As the leader of the world's second-largest economy, Xi will embrace the opportunity at Davos to show that the international community needs to pay attention to China's interests.

"More than ever, China has to raise a voice, when we know President-elect Trump is challenging, criticizing China," said Richard Attias, who produced the World Economic Forum in Davos for 15 years and now heads consulting firm Richard Attias & Associates. "When you are challenged you need to react and I think what President Xi is doing is right."

At Davos, the Chinese "will talk to the businesses coming to explain to them, despite all the promises of President-elect Trump, [that] China will still be an interesting place to invest and include in your strategies," Attias said.

Beijing has taken several recent steps to position more at the center of global trade and finance. Last January, China launched the Asian Infrastructure Investment Bank to serve as a financing alternative to the U.S.-led World Bank.
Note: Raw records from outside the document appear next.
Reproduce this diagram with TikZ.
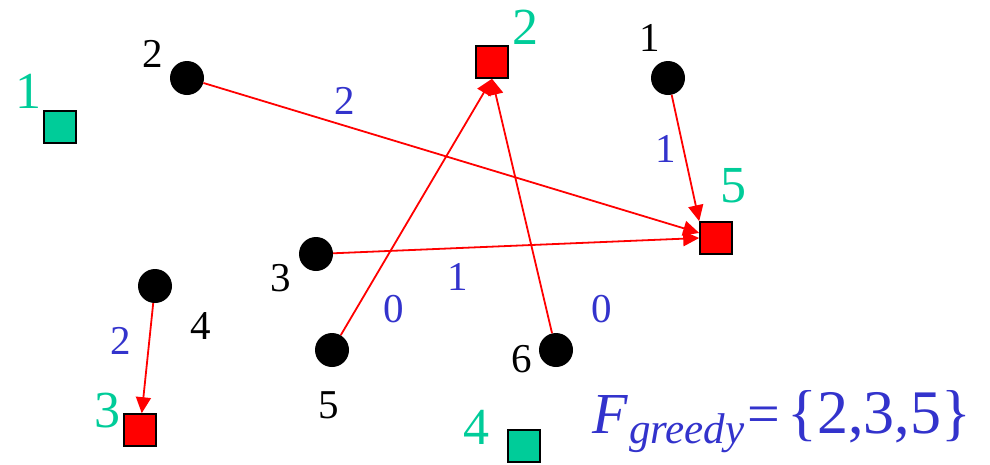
\documentclass[tikz,border=0pt]{standalone}
\usepackage{fontspec}
\setmainfont{Liberation Serif}
\usetikzlibrary{arrows.meta}
\definecolor{lblue}{RGB}{51,51,204}
\definecolor{lgreen}{RGB}{0,204,153}
\tikzset{
  cli/.style={circle,fill=black,minimum size=34pt,inner sep=0pt},
  fac/.style={rectangle,draw=black,line width=1.6pt,minimum size=32pt,inner sep=0pt},
  open/.style={fac,fill=lgreen},
  opened/.style={fac,fill=red},
  blk/.style={font=\fontsize{41}{41}\selectfont,text=black,inner sep=0pt},
  grn/.style={font=\fontsize{52}{52}\selectfont,text=lgreen,inner sep=0pt},
  cost/.style={font=\fontsize{41}{41}\selectfont,text=lblue,inner sep=0pt},
  asg/.style={draw=red,line width=1.8pt,-{Triangle[length=16pt,width=15pt]}},
}
\begin{document}
\begin{tikzpicture}[x=1pt,y=-1pt]
\useasboundingbox (0,0) rectangle (990,464);
% clients
\node[cli] (c1) at (668,78) {};
\node[cli] (c2) at (187,78) {};
\node[cli] (c3) at (316,254) {};
\node[cli] (c4) at (155,286) {};
\node[cli] (c5) at (332,350) {};
\node[cli] (c6) at (556,350) {};
% facilities
\node[open] (f1) at (60,127) {};
\node[opened] (f2) at (492,62) {};
\node[opened] (f3) at (140,430) {};
\node[open] (f4) at (524,446) {};
\node[opened] (f5) at (716,238) {};
% client labels
\node[blk] (l1) at (650,38) {1};
\node[blk] (l2) at (153,54) {2};
\node[blk] (l3) at (281,278) {3};
\node[blk] (l4) at (201,326) {4};
\node[blk] (l5) at (329,405) {5};
\node[blk] (l6) at (522,359) {6};
% facility labels
\node[grn] (g1) at (29,91) {1};
\node[grn] (g2) at (525,27) {2};
\node[grn] (g3) at (107,411) {3};
\node[grn] (g4) at (476,427) {4};
\node[grn] (g5) at (733,186) {5};
% assignments
\draw[asg] (c1) -- (f5.north west);
\draw[asg] (c2) -- (f5);
\draw[asg] (c3) -- (f5.west);
\draw[asg] (c4) -- (f3);
\draw[asg] (c5) -- (f2.south);
\draw[asg] (c6) -- (f2.south);
% costs
\node[cost] (k2) at (345,101) {2};
\node[cost] (k1) at (666,149) {1};
\node[cost] (k4) at (121,341) {2};
\node[cost] (k3) at (458,277) {1};
\node[cost] (k5) at (394,309) {0};
\node[cost] (k6) at (602,309) {0};
% result
\node[anchor=base west,inner sep=0pt,text=lblue,font=\fontsize{58}{58}\selectfont] (res) at (592,433)
  {\textit{F}\kern1pt\raisebox{-10pt}{\fontsize{43}{43}\selectfont\textit{greedy}}\kern3pt=\kern7pt{\fontsize{62}{62}\selectfont\{2,3,5\}}};
\end{tikzpicture}
\end{document}
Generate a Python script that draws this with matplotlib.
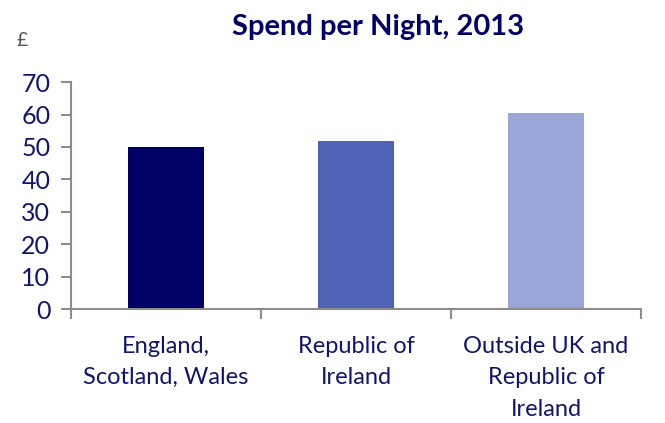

More recently, China is stepping in replace the United States as the central player in Pacific trade, following the U.S. Congress' failure to ratify the Trans-Pacific Partnership trade agreement that was negotiated by the Obama administration.


'... increased tensions in coming years'

China's investments include projects in Africa, Latin America and the European Union, and Beijing's "One Belt, One Road" program seeks to build infrastructure that links the country to surrounding underdeveloped regions.

China's heavily state-influenced companies have been on a buying spree, snapping up businesses, property and technology from Europe, Japan, Australia and the United States. Last year, China's global outbound foreign direct investment jumped by a whopping 40 percent to an estimated nearly $200 billion, according to a report released this month by Rhodium Group and the Mercator Institute for China Studies in Berlin.

Supported by a growing awareness that China uses protectionism and state supports to give its companies unfair advantages against the rest of the world, the Trump administration wants to reset the relationship between the two countries.

"I sense a lot of anxiety here in part because they're not really sure what the ask is from the incoming administration," Kennedy said, speaking from Beijing. "They are not ... sure what they are going to do and whether [when] they achieve those things they can achieve equilibrium."

Trump has picked "Death by China" author Peter Navarro to head a newly formed National Trade Council, and tapped for the U.S. Trade Representative post Robert Lighthizer, a lawyer who's fought against China dumping steel into the U.S. market.

Trump's "selection of the key economic advisors in the new administration, suggests there's likely to be increased tensions in coming years," said Yukon Huang, a senior fellow in the Carnegie Asia Program and formerly the World Bank's country director for China.

That means in his Davos speech, Xi "also has to indicate intentions in the future to continue liberalizing … objectives which the U.S. leaders and European leaders would want to support," Huang said.

Xi has been criticized outside of China for slowing or reversing some of the country's progress toward greater openness and economic liberalization.